Say how many lines include the word "chart", using only a number.

Extracted records:
★ ★ ★ ★

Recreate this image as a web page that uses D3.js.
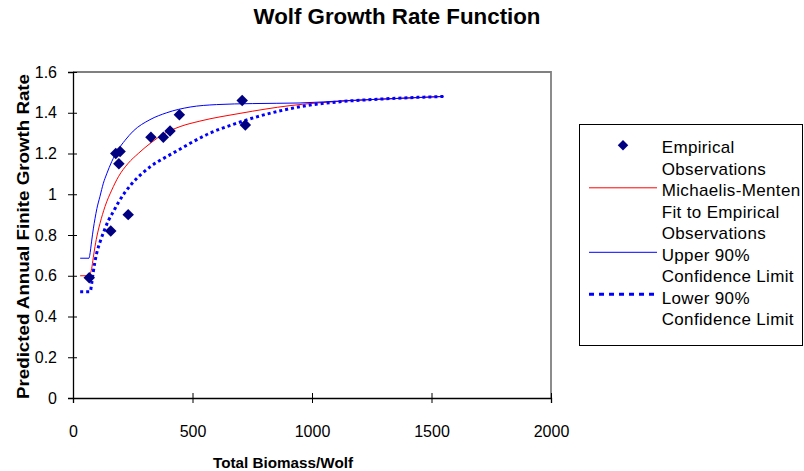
<!DOCTYPE html>
<html>
<head>
<meta charset="utf-8">
<script src="https://cdn.jsdelivr.net/npm/d3@7/dist/d3.min.js"></script>
<style>
    body { margin: 0; background: #fff; }
    text { font-family: Arial, "Liberation Sans", sans-serif; fill: #000; }
</style>
</head>
<body>
<svg id="SVG_CONTAINER" width="804" height="471"></svg>
<script>
let d3 = window.d3;

// observed points
const obsX = [68, 158, 231, 179, 197, 192, 326, 378, 406, 445, 708, 721];
const obsY = [0.59, 0.82, 0.90, 1.20, 1.21, 1.15, 1.28, 1.28, 1.31, 1.39, 1.46, 1.34];

// Michaelis-Menten fit (red)
const fitX = [30, 68, 72, 78, 85, 92, 103, 113, 134, 162, 190, 231, 273, 329, 378, 448, 531, 699, 908, 1117, 1350, 1550];
const fitY = [0.60, 0.60, 0.61, 0.635, 0.69, 0.743, 0.81, 0.857, 0.94, 1.02, 1.086, 1.152, 1.20, 1.255, 1.295, 1.332, 1.359, 1.397, 1.435, 1.456, 1.47, 1.48];

// upper 90% limit (blue)
const upX = [30, 67, 70, 78, 85, 92, 100, 113, 127, 141, 162, 187, 218, 252, 322, 392, 490, 600, 750, 950, 1150, 1350, 1550];
const upY = [0.686, 0.686, 0.70, 0.77, 0.83, 0.88, 0.93, 0.99, 1.054, 1.10, 1.16, 1.215, 1.265, 1.31, 1.366, 1.40, 1.428, 1.44, 1.445, 1.448, 1.46, 1.47, 1.48];

// lower 90% limit (dotted)
const loX = [30, 72, 78, 85, 92, 99, 113, 130, 148, 169, 190, 218, 245, 287, 329, 385, 441, 490, 573, 671, 769, 880, 978, 1117, 1300, 1550];
const loY = [0.522, 0.522, 0.56, 0.62, 0.67, 0.71, 0.765, 0.82, 0.87, 0.915, 0.96, 1.01, 1.05, 1.10, 1.14, 1.18, 1.217, 1.25, 1.30, 1.343, 1.38, 1.413, 1.435, 1.454, 1.468, 1.48];

const xTicks = [0, 500, 1000, 1500, 2000];
const yTicks = [0, 0.2, 0.4, 0.6, 0.8, 1, 1.2, 1.4, 1.6];

const legendLabels = [
    ["Empirical", "Observations"],
    ["Michaelis-Menten", "Fit to Empirical", "Observations"],
    ["Upper 90%", "Confidence Limit"],
    ["Lower 90%", "Confidence Limit"]
];

const MARGIN = {
    "LEFT": 73,
    "RIGHT": 253,
    "TOP": 72,
    "BOTTOM": 73,
};

const   width  = 804,
        height = 471;

let svg = d3.select("#SVG_CONTAINER");

let xScale = d3.scaleLinear()
    .domain([0, 2000])
    .range([MARGIN.LEFT, width - MARGIN.RIGHT]);

let yScale = d3.scaleLinear()
    .domain([0, 1.6])
    .range([height - MARGIN.BOTTOM, MARGIN.TOP]);

//title
svg.append("text")
    .attr("x", 397)
    .attr("y", 24)
    .attr("text-anchor", "middle")
    .attr("textLength", 287)
    .attr("lengthAdjust", "spacingAndGlyphs")
    .style("font-size", "22px")
    .style("font-weight", "bold")
    .text("Wolf Growth Rate Function");

//plot frame (top + right)
svg.append("path")
    .attr("d", `M${xScale(0)},${yScale(1.6)}H${xScale(2000)}V${yScale(0)}`)
    .attr("fill", "none")
    .attr("stroke", "#808080")
    .attr("stroke-width", 1.8);

//x axis
let xAxis = svg.append("g")
    .attr("transform", `translate(0, ${yScale(0)})`)
    .call(d3.axisBottom(xScale).tickValues(xTicks).tickSize(5).tickPadding(23).tickFormat(d3.format("d")));

//y axis
let yAxis = svg.append("g")
    .attr("transform", `translate(${xScale(0)}, 0)`)
    .call(d3.axisLeft(yScale).tickValues(yTicks).tickSize(5).tickPadding(11).tickFormat(d => String(+d.toFixed(1))));

[xAxis, yAxis].forEach(a => {
    a.select(".domain").attr("stroke", "#000").attr("stroke-width", 1.3);
    a.selectAll(".tick line").attr("stroke", "#000");
    a.selectAll("text").style("font-size", "16px").attr("fill", "#000");
});
// cross tick marks
xAxis.selectAll(".tick line").attr("y1", -5).attr("y2", 5);
yAxis.selectAll(".tick line").attr("x1", 4).attr("x2", -5);

//axis titles
svg.append("text")
    .attr("x", 283)
    .attr("y", 468)
    .attr("text-anchor", "middle")
    .attr("textLength", 140)
    .attr("lengthAdjust", "spacingAndGlyphs")
    .style("font-size", "15px")
    .style("font-weight", "bold")
    .text("Total Biomass/Wolf");

svg.append("text")
    .attr("transform", "translate(29, 236.5)rotate(-90)")
    .attr("text-anchor", "middle")
    .attr("textLength", 325)
    .attr("lengthAdjust", "spacingAndGlyphs")
    .style("font-size", "16px")
    .style("font-weight", "bold")
    .text("Predicted Annual Finite Growth Rate");

//lines
let line = d3.line()
    .x(d => xScale(d[0]))
    .y(d => yScale(d[1]))
    .curve(d3.curveMonotoneX);

let series = [
    { xs: fitX, ys: fitY, color: "#ff0000", w: 1, dash: null },
    { xs: upX, ys: upY, color: "#0000ff", w: 1, dash: null },
    { xs: loX, ys: loY, color: "#0000ff", w: 3, dash: "3,3" }
];

series.forEach(s => {
    svg.append("path")
        .datum(s.xs.map((x, i) => [x, s.ys[i]]))
        .attr("d", line)
        .attr("fill", "none")
        .attr("stroke", s.color)
        .attr("stroke-width", s.w)
        .attr("stroke-dasharray", s.dash);
});

//observations
let diamond = d3.symbol().type(d3.symbolDiamond2).size(84);

svg.selectAll(".obs")
    .data(obsX.map((x, i) => [x, obsY[i]]))
    .enter()
    .append("path")
        .attr("class", "obs")
        .attr("transform", d => `translate(${xScale(d[0])}, ${yScale(d[1])})`)
        .attr("d", diamond)
        .attr("fill", "#000080");

//legend
let legend = svg.append("g");

legend.append("rect")
    .attr("x", 579.5)
    .attr("y", 124.5)
    .attr("width", 223)
    .attr("height", 221)
    .attr("fill", "#fff")
    .attr("stroke", "#000")
    .attr("stroke-width", 1);

let lineH = 21.5;
let row = 0;
legendLabels.forEach((lines, k) => {
    let base = 153.3 + row * lineH;
    if (k === 0) {
        legend.append("path")
            .attr("transform", `translate(623, ${base - 8})`)
            .attr("d", d3.symbol().type(d3.symbolDiamond2).size(70))
            .attr("fill", "#000080");
    } else {
        let s = series[k - 1];
        legend.append("line")
            .attr("x1", 589).attr("x2", s.dash ? 659 : 657)
            .attr("y1", base - (s.dash ? 9.5 : 8.5)).attr("y2", base - (s.dash ? 9.5 : 8.5))
            .attr("stroke", s.color)
            .attr("stroke-width", s.dash ? 3 : 1)
            .attr("stroke-dasharray", s.dash ? "5,5" : null);
    }
    lines.forEach(t => {
        legend.append("text")
            .attr("x", 661.7)
            .attr("y", 153.3 + row * lineH)
            .style("font-size", "17px")
            .style("letter-spacing", "0.35px")
            .text(t);
        row++;
    });
});
</script>
</body>
</html>
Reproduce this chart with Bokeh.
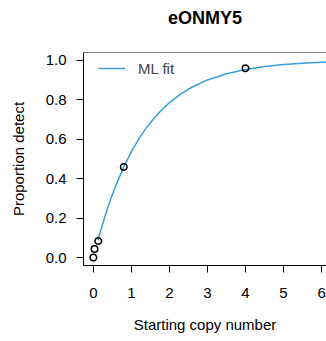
from bokeh.plotting import figure
from bokeh.models import Span, Range1d, FixedTicker, Legend, LegendItem
from bokeh.embed import file_html
from bokeh.resources import INLINE

title_text = "eONMY5"
x_label = "Starting copy number"
y_label = "Proportion detect"

# observed points
obs_x = [0.0, 0.03, 0.13, 0.8, 4.0]
obs_y = [0.0, 0.044, 0.084, 0.46, 0.96]

# ML fit curve
fit_x = [0.12, 0.2, 0.3, 0.4, 0.5, 0.6, 0.8, 1.0, 1.2, 1.4, 1.6, 1.8, 2.0, 2.3, 2.6,
         3.0, 3.5, 4.0, 4.5, 5.0, 5.5, 6.0, 6.2]
fit_y = [0.088, 0.143, 0.206, 0.265, 0.320, 0.370, 0.460, 0.537, 0.603, 0.660, 0.708,
         0.750, 0.786, 0.830, 0.865, 0.901, 0.932, 0.954, 0.969, 0.979, 0.986, 0.990, 0.992]

x_ticks = [0, 1, 2, 3, 4, 5, 6]
y_ticks = [0.0, 0.2, 0.4, 0.6, 0.8, 1.0]
y_tick_labels = {0.0: "0.0", 0.2: "0.2", 0.4: "0.4", 0.6: "0.6", 0.8: "0.8", 1.0: "1.0"}

FONT = "Liberation Sans"

p = figure(width=326, height=341, output_backend="svg", toolbar_location=None,
           x_range=Range1d(-0.26, 6.13), y_range=Range1d(-0.04, 1.04),
           min_border_left=83, min_border_top=50, min_border_bottom=76, min_border_right=0)

# trailing blank line lifts the title away from the frame
p.title.text = title_text + "\n "
p.title.text_font = FONT
p.title.text_font_size = "18px"
p.title.text_font_style = "bold"
p.title.text_line_height = 1.0
p.title.align = "center"
p.title.text_color = "black"

p.grid.visible = False
p.outline_line_color = None
p.background_fill_color = "white"
p.border_fill_color = "white"

for ax in (p.xaxis[0], p.yaxis[0]):
    ax.axis_line_color = "black"
    ax.major_tick_line_color = "black"
    ax.major_tick_out = 7
    ax.major_tick_in = 0
    ax.minor_tick_line_color = None
    ax.major_label_text_font = FONT
    ax.major_label_text_font_size = "15px"
    ax.major_label_text_color = "black"
    ax.axis_label_text_font = FONT
    ax.axis_label_text_font_size = "15px"
    ax.axis_label_text_font_style = "normal"
    ax.axis_label_text_color = "black"

p.xaxis.ticker = FixedTicker(ticks=x_ticks)
p.yaxis.ticker = FixedTicker(ticks=y_ticks)
p.yaxis.major_label_overrides = y_tick_labels
p.yaxis.major_label_orientation = "horizontal"
p.xaxis.axis_label = x_label
p.yaxis.axis_label = y_label
p.xaxis.major_label_standoff = 15
p.xaxis.axis_label_standoff = 15
p.yaxis.major_label_standoff = 10
p.yaxis.axis_label_standoff = 16

# top box line
p.add_layout(Span(location=1.04, dimension="width", line_color="black", line_width=1))

line = p.line(fit_x, fit_y, line_color="#3A9FD8", line_width=1.5)
p.scatter(obs_x, obs_y, size=6.5, fill_color=None, line_color="black", line_width=1.5)

legend = Legend(items=[LegendItem(label="ML fit", renderers=[line])],
                location=(15, 187), padding=0, margin=0,
                glyph_width=27, glyph_height=20, label_standoff=13,
                label_text_font=FONT, label_text_font_size="15px",
                border_line_color=None, background_fill_alpha=0)
p.add_layout(legend)

open("out.html", "w").write(file_html(p, INLINE))
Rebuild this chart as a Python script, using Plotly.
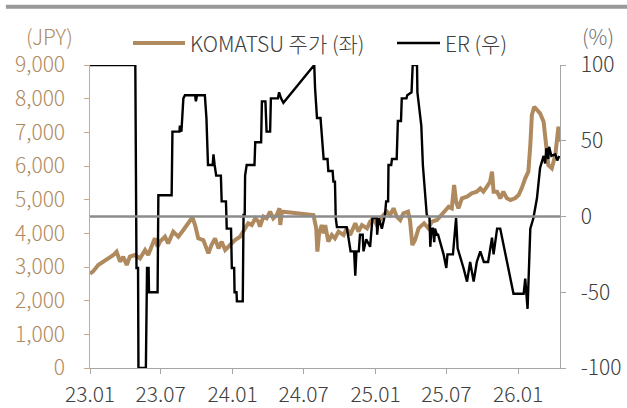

★ ★ ★ ★

:: RESULT FOR THIS TASK ::
2